#### [Task goal]
In the listing that follows, retype every line from the first through the one containing "import numpy as np". Pictures are to be left out.

##### Dataset excerpt

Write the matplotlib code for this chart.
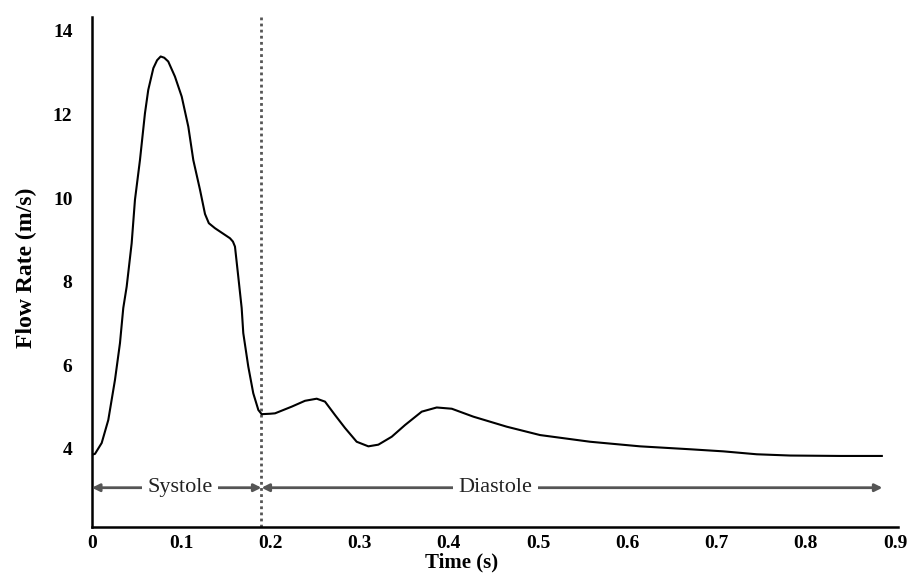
import matplotlib.pyplot as plt
import numpy as np

# flow waveform
time_s = [0.0, 0.0034, 0.0109, 0.0183, 0.0258, 0.0314, 0.0351, 0.0389, 0.0445,
          0.0482, 0.0538, 0.0594, 0.0631, 0.0688, 0.073, 0.077, 0.081, 0.0855,
          0.093, 0.1006, 0.108, 0.1136, 0.1211, 0.1267, 0.131, 0.1379, 0.1547,
          0.158, 0.1603, 0.164, 0.1678, 0.1696, 0.1752, 0.1808, 0.1865, 0.1902,
          0.1996, 0.2052, 0.2239, 0.2388, 0.2519, 0.2612, 0.2724, 0.2836, 0.2967,
          0.3098, 0.321, 0.336, 0.3509, 0.3696, 0.3864, 0.4033, 0.4275, 0.4649,
          0.5022, 0.5583, 0.6143, 0.6704, 0.7077, 0.7451, 0.7825, 0.8386, 0.8853]
flow = [3.86, 3.88, 4.14, 4.69, 5.65, 6.53, 7.37, 7.88, 8.92,
        9.96, 10.91, 12.03, 12.59, 13.11, 13.3, 13.39, 13.36, 13.27,
        12.91, 12.43, 11.71, 10.91, 10.2, 9.62, 9.4, 9.28, 9.04,
        8.96, 8.84, 8.12, 7.37, 6.77, 5.97, 5.33, 4.93, 4.83,
        4.84, 4.85, 5.01, 5.15, 5.2, 5.13, 4.81, 4.5, 4.17,
        4.06, 4.1, 4.29, 4.57, 4.89, 4.99, 4.96, 4.77, 4.53,
        4.33, 4.17, 4.06, 3.99, 3.94, 3.87, 3.84, 3.83, 3.83]

t_split = 0.19
t_end = 0.886
phases = ['Systole', 'Diastole']
phase_spans = [(0.0, t_split), (t_split, t_end)]
phase_label_x = [0.0987, 0.452]

xticks = [0, 0.1, 0.2, 0.3, 0.4, 0.5, 0.6, 0.7, 0.8, 0.9]
xtick_labels = ['0', '0.1', '0.2', '0.3', '0.4', '0.5', '0.6', '0.7', '0.8', '0.9']
yticks = [4, 6, 8, 10, 12, 14]

plt.rcParams['font.family'] = ['Liberation Serif', 'DejaVu Serif']

fig = plt.figure(figsize=(9.15, 5.73), dpi=100)
ax = fig.add_axes([0.1005, 0.0803, 0.8805, 0.8897])

ax.plot(time_s, flow, color='black', linewidth=1.5, zorder=3,
        solid_joinstyle='round')

# systole / diastole boundary
ax.axvline(t_split, color='#555555', linestyle=(0, (1, 1.2)), linewidth=2, zorder=2)

# phase arrows with labels
arrow_y = 3.07
for name, (a, b), lx in zip(phases, phase_spans, phase_label_x):
    ax.annotate('', xy=(a, arrow_y), xytext=(b, arrow_y),
                arrowprops=dict(arrowstyle='<|-|>', color='#555555', lw=2,
                                mutation_scale=11, shrinkA=0, shrinkB=0))
    ax.text(lx, arrow_y, name, ha='center', va='center', fontsize=16,
            color='#222222',
            bbox=dict(facecolor='white', edgecolor='none', pad=4), zorder=4)

ax.set_xlim(0, 0.903)
ax.set_ylim(2.13, 14.33)
ax.set_xticks(xticks)
ax.set_xticklabels(xtick_labels)
ax.set_yticks(yticks)
ax.tick_params(length=0, labelsize=14)
ax.tick_params(axis='y', pad=14)
ax.tick_params(axis='x', pad=6)
for lbl in ax.get_xticklabels() + ax.get_yticklabels():
    lbl.set_fontweight('bold')

ax.spines['top'].set_visible(False)
ax.spines['right'].set_visible(False)
ax.spines['left'].set_linewidth(1.8)
ax.spines['bottom'].set_linewidth(1.8)

ax.set_ylabel('Flow Rate (m/s)', fontsize=17, fontweight='bold')
ax.yaxis.set_label_coords(-0.068, 0.508)
ax.set_xlabel('Time (s)', fontsize=15, fontweight='bold', va='bottom')
ax.xaxis.set_label_coords(0.459, -0.089)

fig.savefig('out.png', dpi=100)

##########

#### [Output for this task]
Write the matplotlib code for this chart.
import matplotlib.pyplot as plt
import numpy as np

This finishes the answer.